Some might think telling “war stories” is a waste of precious class time. I’ve a colleague who didn’t want to fall into the “trap” of regaling students with stories ad nauseam (“which, let’s face it, is easier than teaching or grading,” he said). So one semester he kept track. When he toted it all up at the end, he was surprised that he’d used less than an hour - out of 45 – talking about his newspaper experiences. And yet, he admitted, it was his stories that students seemed to remember most.

“Stories teach us how to live,” Daniel Taylor said in his essay, “The Ethical Implications of Storytelling.” What he meant was that stories preserve our experience for contemplation and evaluation. Although not all stories carry a heavy message, there’s an entire category of stories, so-called “exemplary tales,” that are told to convey a moral.

Our war stories are potentially just such tales. They can provide evidence, in ethicist John Barton’s words, of “how real human beings live through various crises and trials and remain human.” My colleague who kept tabs on his storytelling has described his stories as cautionary. Most, he said, deal with “screwups I learned from.”

But sometimes the storyteller and the audience can’t agree on what exactly the moral of a story is.

When Susan was a cub reporter on the Tribune, she interviewed the Beatles, who were on their second tour of the States. She got into their hotel room by dressing up as a waitress in an ugly, mustard-colored uniform and accompanying an actual room service waiter upstairs. Ringo took one look at her little plastic name tag – it read “Donna Brown” – and snorted, “What kind of name is that?” The waiter nudged her in the side. “Tell them what you real name is,” he urged. She did, as well as her reason for being there. Rather than throw her out, the Beatles politely answered her questions. They even let her phone for a photographer. The next day her story ran on the front page, with a photo of John sitting at a table and looking up at her and laughing as she poured coffee in his cup. She still has a glossy print of that photo somewhere.

Many of Susan’s students think she’s nuts for not having the photo hanging up in her office. They also think she’s nuts for saying she’d never participate in the same kind of stunt today. To her celebrity-struck students, disguising herself as a hotel waitress to get an interview with the Beatles seems soooo cool. They lose all sight of the fact that it wasn’t a story of vital public interest that demanded undercover methods.

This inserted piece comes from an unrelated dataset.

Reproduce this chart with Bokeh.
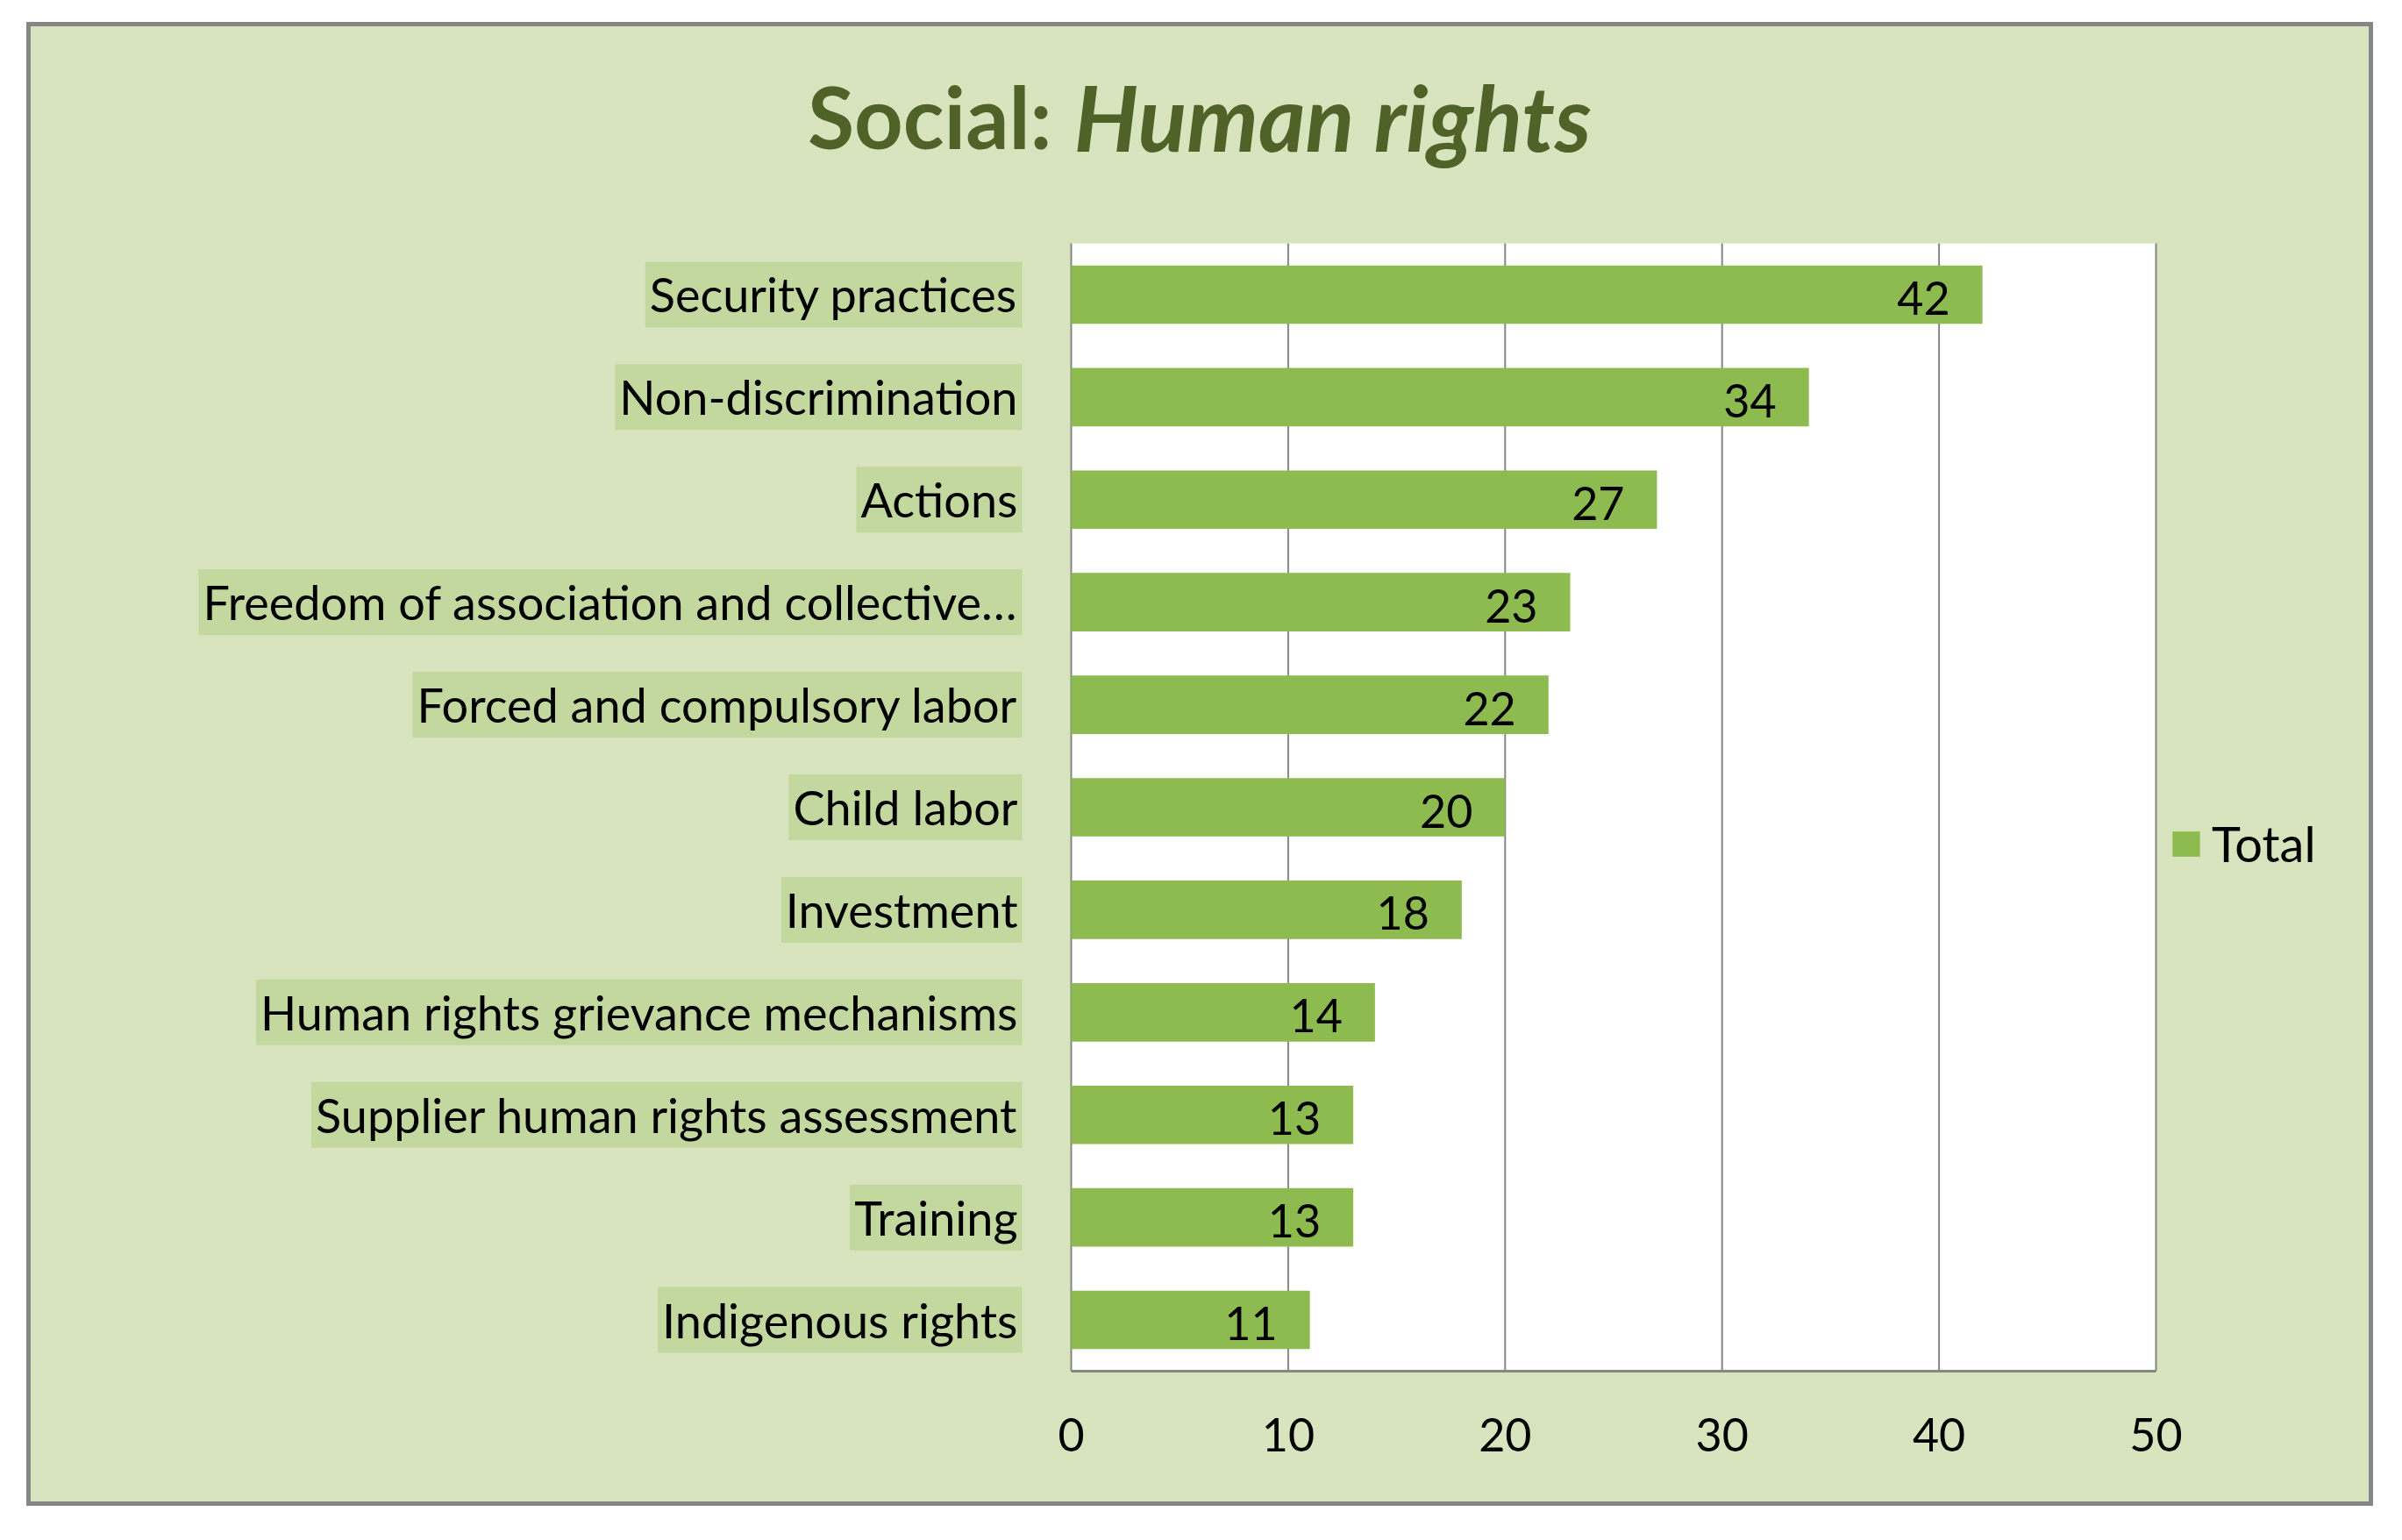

Susan intends one lesson when she talks about her hard day’s night, but her students, living in a paparazzi-saturated culture, draw another. “It may be a lost cause,” she remarked to me.

Or maybe not. Negotiations over what the point of a story is can be part of the point of the story. In the process of negotiating, we test different interpretations, try out different themes. This is helpful. This is educational. Lawrence Kohlberg, the Harvard psychologist famous for his research on the stages of moral development, contended that “the teaching of virtue is the asking of questions. . . not the giving of answers.” Stories don’t necessarily have to yield clear moral rules to be of value. It’s enough sometimes if they just give us something to think about.